Dalam pidatanya saat acara konferensi nasonal dan temu kader partai Gerindra pada Oktober 2017, Prabowo menyatakan, “Tetapi di negara lain mereka sudah bikin kajian-kajian dimana republik Indopnesia sudah dinyatakan tidak ada lagi tahun 2030. Bung, mereka ramalkan kita ini bubar!?” Ternyata kemudian Prabowo mengakui bahwa pernyataannya tersebut bersumber dari novel Ghost Fleet.
Namun, walaupun tahu pernyataan”Tahun 2030 Indonesia sudah tidak ada lagi,” dalam novel Ghost Fleet adalah FIKSI alias bukan FAKTA namun Prabowo memberitakannya sebagai FAKTA alias kisah nyata. Itu sebabnya, yang dilakukan Prabowo itu disebut PENIPUAN PUBLIK. Pernyataan Prabowo itu bukan FIKSI namun FIKTIF alias bohong alias khayalan.
Dan Ia mengucapkan banyak hal dalam perumpamaan kepada mereka. Kata-Nya: “Adalah seorang penabur keluar untuk menabur. Pada waktu ia menabur, sebagian benih itu jatuh di pinggir jalan, lalu datanglah burung dan memakannya sampai habis. Matius 13:3-4
Itulah sebabnya Aku berkata-kata dalam perumpamaan (parabole) kepada mereka; karena sekalipun melihat, mereka tidak melihat dan sekalipun mendengar, mereka tidak mendengar dan tidak mengerti. Maka pada mereka genaplah nubuat Yesaya, yang berbunyi: Kamu akan mendengar dan mendengar, namun tidak mengerti, kamu akan melihat dan melihat, namun tidak menanggap. Matius 13:13-14
Kitab Injil mencatat bahwa Yesus sering sekali mengajar dengan FIKSI alias bukan kisah nyata alias bukan FAKTA. Para penulis kitab Injil menyebut FIKSI demikian sebagai PERUMPAMAAN. Ayat-ayat dalam Kitab Matius di atas adalah bukti bahwa Alkitab yaitu kitab suci orang Kristen penuh dengan FIKSI alias PERUMPAMAAN alias bukan kisah nyata.
Itu sebabnya, handai taulanku sekalian, kalau para Laskar Kristen dan Front Pembela Kristen mempolisikan Rocky Gerung menista agama Kristen lewat pernyataannya, “Kitab suci itu adalah fiksi,” bukankah itu berarti Yesus dan para rasul-Nya yang harus masuk penjara duluan? Bukankah itu berarti semua orang Kristen harus masuk penjara dengan vonis menista agama karena Yesus mengajar dengan FIKSI dan Alkitab mencatatnya?

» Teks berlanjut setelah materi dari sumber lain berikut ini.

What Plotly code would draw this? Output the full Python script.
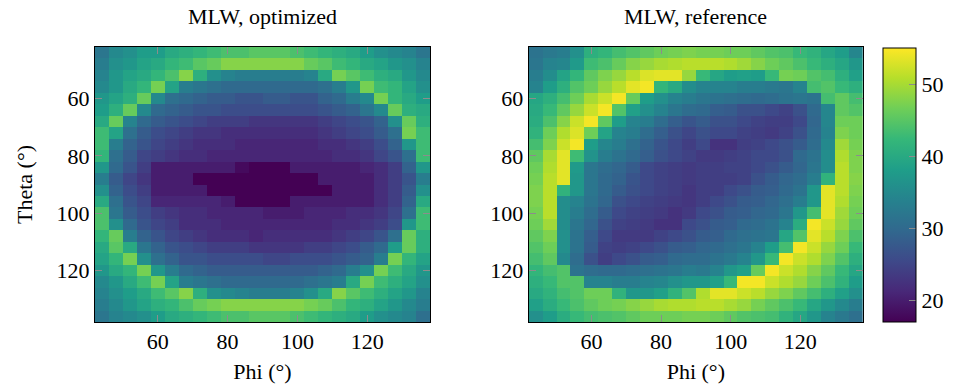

Kisanak, dalam pernyataan, “Kitab suci itu adalah fiksi,” Rocky Gerung tidak bersalah bahkan kita patut berterimakasih kepadanya karena sudah menjelaskan kata “FIKSI” dan “FIKTIF” dengan gamblang sehingga kita mengerti perbedaannya dengan tegas.
https://bengcumenggugat.wordpress.com/2018/04/14/rocky-gerung-salah-pantun/
Kalau anda perlu melampiaskan kemarahan, maralah kepada Rocky Gerung karena dia salah pantun dan MENIPU PUBLIK tentang Hari Pertama Kampanye Jokowi – JK tahun 2014. Namun, tolong jangan berharap memenjarakannya karena lebih baik menegornya saja. Lebih baik kita menegornya untuk saling mengajar daripada saling menghajar.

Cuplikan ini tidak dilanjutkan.